The words grief and mourning are often used interchangeably, but there is an important distinction between the two. Grief refers to the internal experience of loss – the thoughts and feelings that one has after someone has died, for example. Mourning, on the other hand, is external – it is the expression of those thoughts and feelings. Grief happens only on the inside, in your head or in your heart. Mourning is the way that we process and “let it out”.
Why does this distinction matter? The words themselves are not as important as recognizing these two aspects of human nature in the wake of a loss: both internal and external processes must be acknowledged and experienced in order to move forward. Most people will experience grief following loss, but many will struggle with mourning. Mourners need to feel safe and supported in their outward expressions of grief; family, social, and cultural expectations have a significant impact on this sense of safety.

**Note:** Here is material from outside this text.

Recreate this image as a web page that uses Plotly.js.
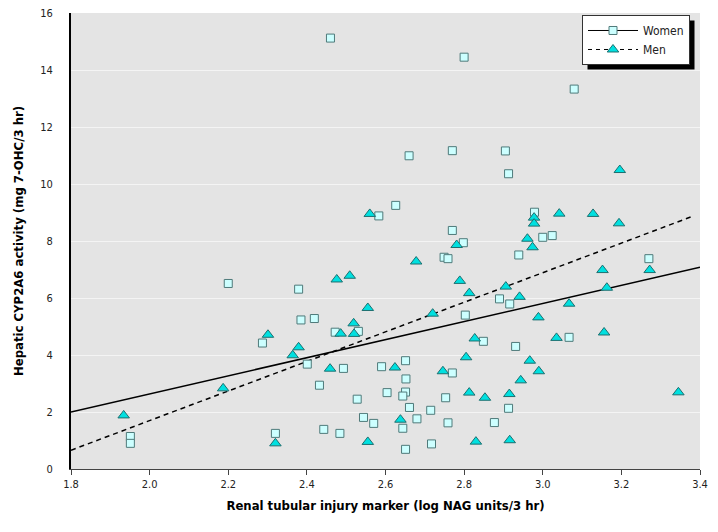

Does this mean we need to push someone into mourning if we sense that they are hurting?
It’s not uncommon for me to work with clients who express concern for someone in their family who doesn’t seem to be expressing their feelings. “I keep telling my dad he should come in for counseling, but he just doesn’t want to.” “I’m worried about my son. I ask him how he’s feeling, but he pushes me away.” “I wish my husband would open up to me; I know he’s hurting.” Sometimes I sense that my clients are looking to me for backup on actions that they’re already taking at home (“See? Even my counselor says you should talk more!”). What these well-meaning concerns fail to recognize is that the process of grief and mourning is individual to the mourner – your working through doesn’t necessarily look the same as someone else’s.
You may have noticed that all of the quotes above are directed at men, and that’s pretty consistent with the way these concerns show up in my office. Even so, this isn’t so much a gender divide as it is a difference of grief and mourning patterns. In their study of gender differences as they relate to grief and mourning, psychologists Martin & Doka identified three patterns of grief: intuitive, instrumental, and dissonant. While their research began by comparing men’s and women’s responses to loss, what they found is that these different styles reach across a broader continuum.
In brief, the intuitive pattern is one in which grief is experienced primarily as feelings, and expressions of mourning are emotion-based: crying, shouting, etc. People with an intuitive pattern of grief are best supported with activities that help to vent these emotions. On the other hand, the instrumental pattern is one in which grief shows up in more active and thought-based ways. People with an instrumental pattern of grief are best supported by activities that connect with thoughts and actions: reading self-help books, working with one’s hands, or exercising, for example. Finally, the dissonant pattern shows up when mourners identify with one style, but are pushed (by family expectations or social constraints) to express in the opposite style.
These patterns lie on a continuum: an individual mourner may identify fully with the intuitive pattern or the instrumental pattern – or they may lie somewhere in between. This continuum may align with gender roles, as well – or it may not. In Western culture, women tend toward the intuitive end of the spectrum, whereas men tend toward the instrumental end – but again, this varies according to the individual.
In terms of supporting people who are experiencing grief, then, one of the most important things we can do is to allow for their individual responses to the loss. The healing that comes from mourning shows up in many forms: talking, crying, shouting, dancing, reading, writing, running, building, singing, laughing, painting, drumming, hugging, … the list goes on and on. There is no one-size-fits-all solution to the work of mourning, and in our fix-it American culture, that can be frustrating. Allowing space for – and even inviting – talking and crying over one’s loss is great. We must remember, though, to also allow space to decline that invitation, and adapt to the individual mourner’s needs.